Code that draws figures:
━━━━━━

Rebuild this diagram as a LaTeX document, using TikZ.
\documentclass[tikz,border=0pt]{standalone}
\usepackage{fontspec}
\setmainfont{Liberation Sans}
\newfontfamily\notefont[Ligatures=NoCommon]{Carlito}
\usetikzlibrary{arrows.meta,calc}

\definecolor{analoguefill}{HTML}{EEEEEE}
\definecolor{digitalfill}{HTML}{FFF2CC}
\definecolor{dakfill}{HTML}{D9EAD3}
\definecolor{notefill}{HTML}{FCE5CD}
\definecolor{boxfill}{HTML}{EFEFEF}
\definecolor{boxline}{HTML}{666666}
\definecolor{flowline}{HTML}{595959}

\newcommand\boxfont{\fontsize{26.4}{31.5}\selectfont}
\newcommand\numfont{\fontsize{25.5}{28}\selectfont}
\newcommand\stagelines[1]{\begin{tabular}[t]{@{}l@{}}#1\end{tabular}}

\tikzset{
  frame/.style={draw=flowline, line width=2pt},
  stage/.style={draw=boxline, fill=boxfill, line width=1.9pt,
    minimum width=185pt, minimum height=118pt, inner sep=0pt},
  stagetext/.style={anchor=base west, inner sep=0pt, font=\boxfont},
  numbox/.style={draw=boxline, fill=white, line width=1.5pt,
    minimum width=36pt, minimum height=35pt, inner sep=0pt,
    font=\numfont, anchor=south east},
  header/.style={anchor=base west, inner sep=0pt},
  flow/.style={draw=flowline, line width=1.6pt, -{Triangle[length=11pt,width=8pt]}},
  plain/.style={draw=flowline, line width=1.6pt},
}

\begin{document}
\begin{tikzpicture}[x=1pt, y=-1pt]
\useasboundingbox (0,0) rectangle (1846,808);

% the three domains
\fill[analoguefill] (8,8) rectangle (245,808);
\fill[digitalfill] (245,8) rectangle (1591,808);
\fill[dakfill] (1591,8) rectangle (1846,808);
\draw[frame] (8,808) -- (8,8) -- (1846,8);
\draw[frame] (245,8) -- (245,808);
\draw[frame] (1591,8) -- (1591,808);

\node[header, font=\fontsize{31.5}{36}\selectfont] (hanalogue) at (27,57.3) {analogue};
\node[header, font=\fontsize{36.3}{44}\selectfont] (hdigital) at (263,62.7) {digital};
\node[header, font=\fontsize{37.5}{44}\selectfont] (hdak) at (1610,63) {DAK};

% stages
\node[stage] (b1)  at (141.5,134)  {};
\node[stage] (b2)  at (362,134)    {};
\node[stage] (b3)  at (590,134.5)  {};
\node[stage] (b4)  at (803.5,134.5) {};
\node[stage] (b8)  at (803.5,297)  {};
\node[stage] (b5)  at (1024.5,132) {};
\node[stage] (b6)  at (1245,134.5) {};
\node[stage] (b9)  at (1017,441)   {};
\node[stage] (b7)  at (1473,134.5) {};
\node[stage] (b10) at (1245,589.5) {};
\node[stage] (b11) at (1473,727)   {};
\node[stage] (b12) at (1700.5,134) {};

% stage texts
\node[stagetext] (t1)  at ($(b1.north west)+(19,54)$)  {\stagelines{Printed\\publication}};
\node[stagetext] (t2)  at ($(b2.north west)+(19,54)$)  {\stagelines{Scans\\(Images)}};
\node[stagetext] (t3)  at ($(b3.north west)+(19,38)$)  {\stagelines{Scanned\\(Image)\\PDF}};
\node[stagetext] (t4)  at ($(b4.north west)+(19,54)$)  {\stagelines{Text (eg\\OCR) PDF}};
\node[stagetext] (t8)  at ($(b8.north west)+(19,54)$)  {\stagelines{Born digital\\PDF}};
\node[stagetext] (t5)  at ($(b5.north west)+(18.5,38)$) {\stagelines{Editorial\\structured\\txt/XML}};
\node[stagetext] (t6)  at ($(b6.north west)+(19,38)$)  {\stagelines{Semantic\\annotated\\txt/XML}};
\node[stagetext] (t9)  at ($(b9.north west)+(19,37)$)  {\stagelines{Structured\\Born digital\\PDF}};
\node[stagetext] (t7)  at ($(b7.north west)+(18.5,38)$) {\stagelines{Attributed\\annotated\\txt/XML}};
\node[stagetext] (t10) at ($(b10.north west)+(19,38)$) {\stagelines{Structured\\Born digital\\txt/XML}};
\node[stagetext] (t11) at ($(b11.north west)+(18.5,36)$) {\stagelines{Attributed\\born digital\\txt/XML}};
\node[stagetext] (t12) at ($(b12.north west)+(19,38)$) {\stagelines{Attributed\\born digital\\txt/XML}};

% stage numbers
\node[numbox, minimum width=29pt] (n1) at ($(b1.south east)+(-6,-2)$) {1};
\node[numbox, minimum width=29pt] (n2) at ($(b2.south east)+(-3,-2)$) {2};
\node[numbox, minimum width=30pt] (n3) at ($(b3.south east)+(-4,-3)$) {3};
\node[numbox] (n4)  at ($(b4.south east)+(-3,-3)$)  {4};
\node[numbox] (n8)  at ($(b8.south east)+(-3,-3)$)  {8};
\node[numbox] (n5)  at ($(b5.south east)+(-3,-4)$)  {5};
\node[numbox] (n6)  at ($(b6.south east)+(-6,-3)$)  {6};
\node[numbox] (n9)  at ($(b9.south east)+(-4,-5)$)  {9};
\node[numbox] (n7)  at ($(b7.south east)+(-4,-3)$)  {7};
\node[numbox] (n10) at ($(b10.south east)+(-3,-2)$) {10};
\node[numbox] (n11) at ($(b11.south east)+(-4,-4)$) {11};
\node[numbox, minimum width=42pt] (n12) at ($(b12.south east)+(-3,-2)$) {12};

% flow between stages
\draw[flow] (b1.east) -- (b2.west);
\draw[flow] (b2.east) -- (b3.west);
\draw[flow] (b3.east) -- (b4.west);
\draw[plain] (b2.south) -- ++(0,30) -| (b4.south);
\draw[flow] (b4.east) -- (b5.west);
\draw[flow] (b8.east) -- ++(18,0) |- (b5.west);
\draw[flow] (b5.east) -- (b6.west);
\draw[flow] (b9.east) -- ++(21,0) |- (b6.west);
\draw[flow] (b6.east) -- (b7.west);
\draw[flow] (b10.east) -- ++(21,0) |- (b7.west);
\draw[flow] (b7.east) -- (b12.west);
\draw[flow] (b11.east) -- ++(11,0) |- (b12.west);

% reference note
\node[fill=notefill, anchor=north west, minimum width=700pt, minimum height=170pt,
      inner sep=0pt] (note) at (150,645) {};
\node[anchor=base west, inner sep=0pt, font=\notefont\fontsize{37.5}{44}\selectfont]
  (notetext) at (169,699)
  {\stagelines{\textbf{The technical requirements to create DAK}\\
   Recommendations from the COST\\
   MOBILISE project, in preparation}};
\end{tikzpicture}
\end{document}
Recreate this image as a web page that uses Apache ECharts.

━━━━━━

| WHAT IS BEING ASKED |
Above are some records. Print them all exactly.

| EXERCISE OUTPUT |
Rebuild this diagram as a LaTeX document, using TikZ.
\documentclass[tikz,border=0pt]{standalone}
\usepackage{fontspec}
\setmainfont{Liberation Sans}
\newfontfamily\notefont[Ligatures=NoCommon]{Carlito}
\usetikzlibrary{arrows.meta,calc}

\definecolor{analoguefill}{HTML}{EEEEEE}
\definecolor{digitalfill}{HTML}{FFF2CC}
\definecolor{dakfill}{HTML}{D9EAD3}
\definecolor{notefill}{HTML}{FCE5CD}
\definecolor{boxfill}{HTML}{EFEFEF}
\definecolor{boxline}{HTML}{666666}
\definecolor{flowline}{HTML}{595959}

\newcommand\boxfont{\fontsize{26.4}{31.5}\selectfont}
\newcommand\numfont{\fontsize{25.5}{28}\selectfont}
\newcommand\stagelines[1]{\begin{tabular}[t]{@{}l@{}}#1\end{tabular}}

\tikzset{
  frame/.style={draw=flowline, line width=2pt},
  stage/.style={draw=boxline, fill=boxfill, line width=1.9pt,
    minimum width=185pt, minimum height=118pt, inner sep=0pt},
  stagetext/.style={anchor=base west, inner sep=0pt, font=\boxfont},
  numbox/.style={draw=boxline, fill=white, line width=1.5pt,
    minimum width=36pt, minimum height=35pt, inner sep=0pt,
    font=\numfont, anchor=south east},
  header/.style={anchor=base west, inner sep=0pt},
  flow/.style={draw=flowline, line width=1.6pt, -{Triangle[length=11pt,width=8pt]}},
  plain/.style={draw=flowline, line width=1.6pt},
}

\begin{document}
\begin{tikzpicture}[x=1pt, y=-1pt]
\useasboundingbox (0,0) rectangle (1846,808);

% the three domains
\fill[analoguefill] (8,8) rectangle (245,808);
\fill[digitalfill] (245,8) rectangle (1591,808);
\fill[dakfill] (1591,8) rectangle (1846,808);
\draw[frame] (8,808) -- (8,8) -- (1846,8);
\draw[frame] (245,8) -- (245,808);
\draw[frame] (1591,8) -- (1591,808);

\node[header, font=\fontsize{31.5}{36}\selectfont] (hanalogue) at (27,57.3) {analogue};
\node[header, font=\fontsize{36.3}{44}\selectfont] (hdigital) at (263,62.7) {digital};
\node[header, font=\fontsize{37.5}{44}\selectfont] (hdak) at (1610,63) {DAK};

% stages
\node[stage] (b1)  at (141.5,134)  {};
\node[stage] (b2)  at (362,134)    {};
\node[stage] (b3)  at (590,134.5)  {};
\node[stage] (b4)  at (803.5,134.5) {};
\node[stage] (b8)  at (803.5,297)  {};
\node[stage] (b5)  at (1024.5,132) {};
\node[stage] (b6)  at (1245,134.5) {};
\node[stage] (b9)  at (1017,441)   {};
\node[stage] (b7)  at (1473,134.5) {};
\node[stage] (b10) at (1245,589.5) {};
\node[stage] (b11) at (1473,727)   {};
\node[stage] (b12) at (1700.5,134) {};

% stage texts
\node[stagetext] (t1)  at ($(b1.north west)+(19,54)$)  {\stagelines{Printed\\publication}};
\node[stagetext] (t2)  at ($(b2.north west)+(19,54)$)  {\stagelines{Scans\\(Images)}};
\node[stagetext] (t3)  at ($(b3.north west)+(19,38)$)  {\stagelines{Scanned\\(Image)\\PDF}};
\node[stagetext] (t4)  at ($(b4.north west)+(19,54)$)  {\stagelines{Text (eg\\OCR) PDF}};
\node[stagetext] (t8)  at ($(b8.north west)+(19,54)$)  {\stagelines{Born digital\\PDF}};
\node[stagetext] (t5)  at ($(b5.north west)+(18.5,38)$) {\stagelines{Editorial\\structured\\txt/XML}};
\node[stagetext] (t6)  at ($(b6.north west)+(19,38)$)  {\stagelines{Semantic\\annotated\\txt/XML}};
\node[stagetext] (t9)  at ($(b9.north west)+(19,37)$)  {\stagelines{Structured\\Born digital\\PDF}};
\node[stagetext] (t7)  at ($(b7.north west)+(18.5,38)$) {\stagelines{Attributed\\annotated\\txt/XML}};
\node[stagetext] (t10) at ($(b10.north west)+(19,38)$) {\stagelines{Structured\\Born digital\\txt/XML}};
\node[stagetext] (t11) at ($(b11.north west)+(18.5,36)$) {\stagelines{Attributed\\born digital\\txt/XML}};
\node[stagetext] (t12) at ($(b12.north west)+(19,38)$) {\stagelines{Attributed\\born digital\\txt/XML}};

% stage numbers
\node[numbox, minimum width=29pt] (n1) at ($(b1.south east)+(-6,-2)$) {1};
\node[numbox, minimum width=29pt] (n2) at ($(b2.south east)+(-3,-2)$) {2};
\node[numbox, minimum width=30pt] (n3) at ($(b3.south east)+(-4,-3)$) {3};
\node[numbox] (n4)  at ($(b4.south east)+(-3,-3)$)  {4};
\node[numbox] (n8)  at ($(b8.south east)+(-3,-3)$)  {8};
\node[numbox] (n5)  at ($(b5.south east)+(-3,-4)$)  {5};
\node[numbox] (n6)  at ($(b6.south east)+(-6,-3)$)  {6};
\node[numbox] (n9)  at ($(b9.south east)+(-4,-5)$)  {9};
\node[numbox] (n7)  at ($(b7.south east)+(-4,-3)$)  {7};
\node[numbox] (n10) at ($(b10.south east)+(-3,-2)$) {10};
\node[numbox] (n11) at ($(b11.south east)+(-4,-4)$) {11};
\node[numbox, minimum width=42pt] (n12) at ($(b12.south east)+(-3,-2)$) {12};

% flow between stages
\draw[flow] (b1.east) -- (b2.west);
\draw[flow] (b2.east) -- (b3.west);
\draw[flow] (b3.east) -- (b4.west);
\draw[plain] (b2.south) -- ++(0,30) -| (b4.south);
\draw[flow] (b4.east) -- (b5.west);
\draw[flow] (b8.east) -- ++(18,0) |- (b5.west);
\draw[flow] (b5.east) -- (b6.west);
\draw[flow] (b9.east) -- ++(21,0) |- (b6.west);
\draw[flow] (b6.east) -- (b7.west);
\draw[flow] (b10.east) -- ++(21,0) |- (b7.west);
\draw[flow] (b7.east) -- (b12.west);
\draw[flow] (b11.east) -- ++(11,0) |- (b12.west);

% reference note
\node[fill=notefill, anchor=north west, minimum width=700pt, minimum height=170pt,
      inner sep=0pt] (note) at (150,645) {};
\node[anchor=base west, inner sep=0pt, font=\notefont\fontsize{37.5}{44}\selectfont]
  (notetext) at (169,699)
  {\stagelines{\textbf{The technical requirements to create DAK}\\
   Recommendations from the COST\\
   MOBILISE project, in preparation}};
\end{tikzpicture}
\end{document}
Recreate this image as a web page that uses Apache ECharts.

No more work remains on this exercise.